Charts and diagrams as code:
+ + +
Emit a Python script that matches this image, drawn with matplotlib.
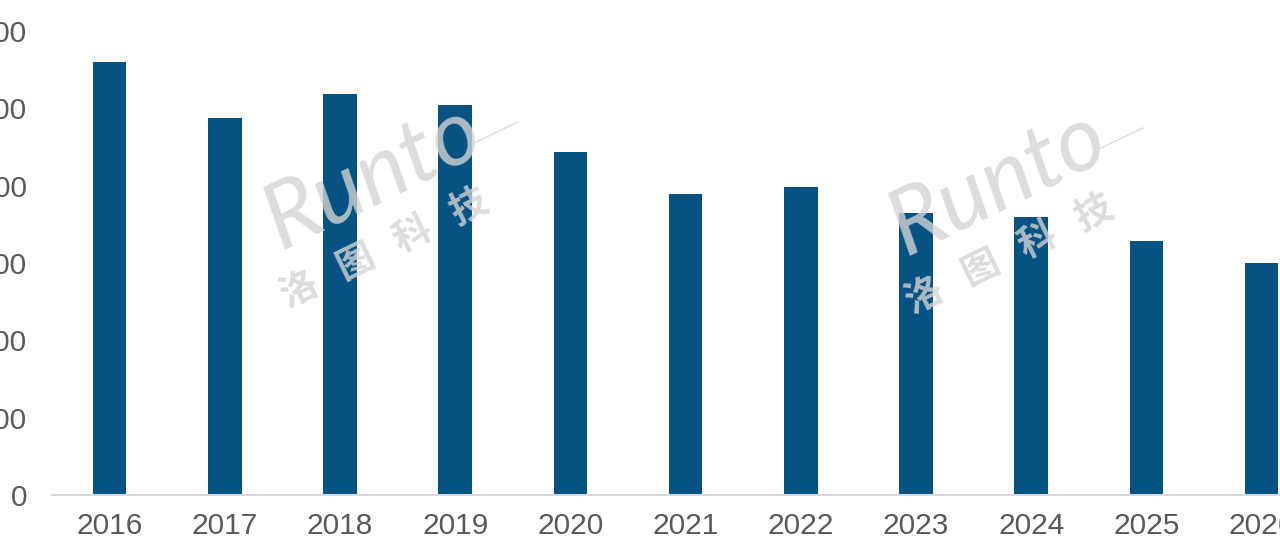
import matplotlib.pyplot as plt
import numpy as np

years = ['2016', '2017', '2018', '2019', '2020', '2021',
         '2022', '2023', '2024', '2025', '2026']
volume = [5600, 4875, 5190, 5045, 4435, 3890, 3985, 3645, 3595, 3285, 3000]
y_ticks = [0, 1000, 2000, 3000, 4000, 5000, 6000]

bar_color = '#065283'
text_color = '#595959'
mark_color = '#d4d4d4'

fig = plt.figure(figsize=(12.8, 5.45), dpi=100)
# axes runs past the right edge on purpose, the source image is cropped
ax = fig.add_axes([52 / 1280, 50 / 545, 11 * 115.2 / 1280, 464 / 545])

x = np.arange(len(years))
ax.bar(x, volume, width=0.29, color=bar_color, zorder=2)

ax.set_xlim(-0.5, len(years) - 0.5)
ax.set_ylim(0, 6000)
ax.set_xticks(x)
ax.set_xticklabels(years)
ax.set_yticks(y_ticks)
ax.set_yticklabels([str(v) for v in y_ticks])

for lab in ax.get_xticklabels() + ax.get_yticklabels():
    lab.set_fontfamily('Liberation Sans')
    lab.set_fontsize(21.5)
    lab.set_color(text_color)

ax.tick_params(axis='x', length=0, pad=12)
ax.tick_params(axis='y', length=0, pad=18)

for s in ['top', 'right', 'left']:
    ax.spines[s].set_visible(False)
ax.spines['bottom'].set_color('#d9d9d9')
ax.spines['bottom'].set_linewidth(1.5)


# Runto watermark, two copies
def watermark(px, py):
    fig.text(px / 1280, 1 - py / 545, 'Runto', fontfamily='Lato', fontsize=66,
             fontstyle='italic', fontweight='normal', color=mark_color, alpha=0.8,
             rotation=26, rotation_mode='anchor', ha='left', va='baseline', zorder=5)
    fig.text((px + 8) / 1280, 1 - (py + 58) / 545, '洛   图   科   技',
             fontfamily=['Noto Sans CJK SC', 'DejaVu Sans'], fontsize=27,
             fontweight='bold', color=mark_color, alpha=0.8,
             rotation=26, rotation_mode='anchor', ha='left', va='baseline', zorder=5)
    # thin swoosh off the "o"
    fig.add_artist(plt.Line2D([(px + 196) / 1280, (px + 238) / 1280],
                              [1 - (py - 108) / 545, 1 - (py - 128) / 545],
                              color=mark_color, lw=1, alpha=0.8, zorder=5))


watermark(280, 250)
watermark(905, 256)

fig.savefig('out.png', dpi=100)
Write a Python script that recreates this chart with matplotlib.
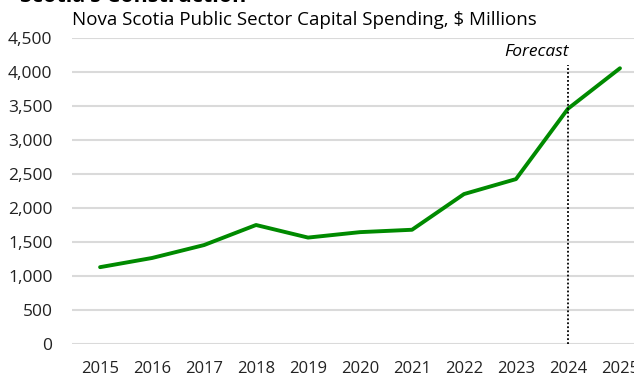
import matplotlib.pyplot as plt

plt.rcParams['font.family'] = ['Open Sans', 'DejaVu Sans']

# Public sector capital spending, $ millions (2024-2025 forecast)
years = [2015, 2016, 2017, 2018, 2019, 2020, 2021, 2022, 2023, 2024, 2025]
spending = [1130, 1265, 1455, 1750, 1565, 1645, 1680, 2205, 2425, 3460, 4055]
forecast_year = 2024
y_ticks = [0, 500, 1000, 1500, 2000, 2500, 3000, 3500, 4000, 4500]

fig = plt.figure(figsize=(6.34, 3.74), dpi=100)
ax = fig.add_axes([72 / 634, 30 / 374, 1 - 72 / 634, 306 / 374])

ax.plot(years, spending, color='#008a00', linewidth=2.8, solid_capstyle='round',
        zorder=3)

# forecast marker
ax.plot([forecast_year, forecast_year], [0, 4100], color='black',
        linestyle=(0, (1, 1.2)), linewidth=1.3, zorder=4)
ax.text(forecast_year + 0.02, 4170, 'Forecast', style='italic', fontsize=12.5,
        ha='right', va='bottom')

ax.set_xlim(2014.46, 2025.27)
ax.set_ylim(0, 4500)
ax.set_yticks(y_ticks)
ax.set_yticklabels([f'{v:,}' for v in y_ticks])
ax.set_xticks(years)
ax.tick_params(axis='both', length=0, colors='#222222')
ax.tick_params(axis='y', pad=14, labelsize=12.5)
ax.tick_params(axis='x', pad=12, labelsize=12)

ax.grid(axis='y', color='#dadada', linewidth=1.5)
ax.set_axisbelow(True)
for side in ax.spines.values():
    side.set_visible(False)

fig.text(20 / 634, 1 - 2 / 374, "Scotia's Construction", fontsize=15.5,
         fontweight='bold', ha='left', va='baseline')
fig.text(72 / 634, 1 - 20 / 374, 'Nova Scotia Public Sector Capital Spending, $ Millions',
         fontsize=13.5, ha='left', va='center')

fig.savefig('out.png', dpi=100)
+ + +
§ Short task
Images in the data above are to be skipped. Retype all other material exactly.

§ Full solution
Emit a Python script that matches this image, drawn with matplotlib.
import matplotlib.pyplot as plt
import numpy as np

years = ['2016', '2017', '2018', '2019', '2020', '2021',
         '2022', '2023', '2024', '2025', '2026']
volume = [5600, 4875, 5190, 5045, 4435, 3890, 3985, 3645, 3595, 3285, 3000]
y_ticks = [0, 1000, 2000, 3000, 4000, 5000, 6000]

bar_color = '#065283'
text_color = '#595959'
mark_color = '#d4d4d4'

fig = plt.figure(figsize=(12.8, 5.45), dpi=100)
# axes runs past the right edge on purpose, the source image is cropped
ax = fig.add_axes([52 / 1280, 50 / 545, 11 * 115.2 / 1280, 464 / 545])

x = np.arange(len(years))
ax.bar(x, volume, width=0.29, color=bar_color, zorder=2)

ax.set_xlim(-0.5, len(years) - 0.5)
ax.set_ylim(0, 6000)
ax.set_xticks(x)
ax.set_xticklabels(years)
ax.set_yticks(y_ticks)
ax.set_yticklabels([str(v) for v in y_ticks])

for lab in ax.get_xticklabels() + ax.get_yticklabels():
    lab.set_fontfamily('Liberation Sans')
    lab.set_fontsize(21.5)
    lab.set_color(text_color)

ax.tick_params(axis='x', length=0, pad=12)
ax.tick_params(axis='y', length=0, pad=18)

for s in ['top', 'right', 'left']:
    ax.spines[s].set_visible(False)
ax.spines['bottom'].set_color('#d9d9d9')
ax.spines['bottom'].set_linewidth(1.5)


# Runto watermark, two copies
def watermark(px, py):
    fig.text(px / 1280, 1 - py / 545, 'Runto', fontfamily='Lato', fontsize=66,
             fontstyle='italic', fontweight='normal', color=mark_color, alpha=0.8,
             rotation=26, rotation_mode='anchor', ha='left', va='baseline', zorder=5)
    fig.text((px + 8) / 1280, 1 - (py + 58) / 545, '洛   图   科   技',
             fontfamily=['Noto Sans CJK SC', 'DejaVu Sans'], fontsize=27,
             fontweight='bold', color=mark_color, alpha=0.8,
             rotation=26, rotation_mode='anchor', ha='left', va='baseline', zorder=5)
    # thin swoosh off the "o"
    fig.add_artist(plt.Line2D([(px + 196) / 1280, (px + 238) / 1280],
                              [1 - (py - 108) / 545, 1 - (py - 128) / 545],
                              color=mark_color, lw=1, alpha=0.8, zorder=5))


watermark(280, 250)
watermark(905, 256)

fig.savefig('out.png', dpi=100)
Write a Python script that recreates this chart with matplotlib.
import matplotlib.pyplot as plt

plt.rcParams['font.family'] = ['Open Sans', 'DejaVu Sans']

# Public sector capital spending, $ millions (2024-2025 forecast)
years = [2015, 2016, 2017, 2018, 2019, 2020, 2021, 2022, 2023, 2024, 2025]
spending = [1130, 1265, 1455, 1750, 1565, 1645, 1680, 2205, 2425, 3460, 4055]
forecast_year = 2024
y_ticks = [0, 500, 1000, 1500, 2000, 2500, 3000, 3500, 4000, 4500]

fig = plt.figure(figsize=(6.34, 3.74), dpi=100)
ax = fig.add_axes([72 / 634, 30 / 374, 1 - 72 / 634, 306 / 374])

ax.plot(years, spending, color='#008a00', linewidth=2.8, solid_capstyle='round',
        zorder=3)

# forecast marker
ax.plot([forecast_year, forecast_year], [0, 4100], color='black',
        linestyle=(0, (1, 1.2)), linewidth=1.3, zorder=4)
ax.text(forecast_year + 0.02, 4170, 'Forecast', style='italic', fontsize=12.5,
        ha='right', va='bottom')

ax.set_xlim(2014.46, 2025.27)
ax.set_ylim(0, 4500)
ax.set_yticks(y_ticks)
ax.set_yticklabels([f'{v:,}' for v in y_ticks])
ax.set_xticks(years)
ax.tick_params(axis='both', length=0, colors='#222222')
ax.tick_params(axis='y', pad=14, labelsize=12.5)
ax.tick_params(axis='x', pad=12, labelsize=12)

ax.grid(axis='y', color='#dadada', linewidth=1.5)
ax.set_axisbelow(True)
for side in ax.spines.values():
    side.set_visible(False)

fig.text(20 / 634, 1 - 2 / 374, "Scotia's Construction", fontsize=15.5,
         fontweight='bold', ha='left', va='baseline')
fig.text(72 / 634, 1 - 20 / 374, 'Nova Scotia Public Sector Capital Spending, $ Millions',
         fontsize=13.5, ha='left', va='center')

fig.savefig('out.png', dpi=100)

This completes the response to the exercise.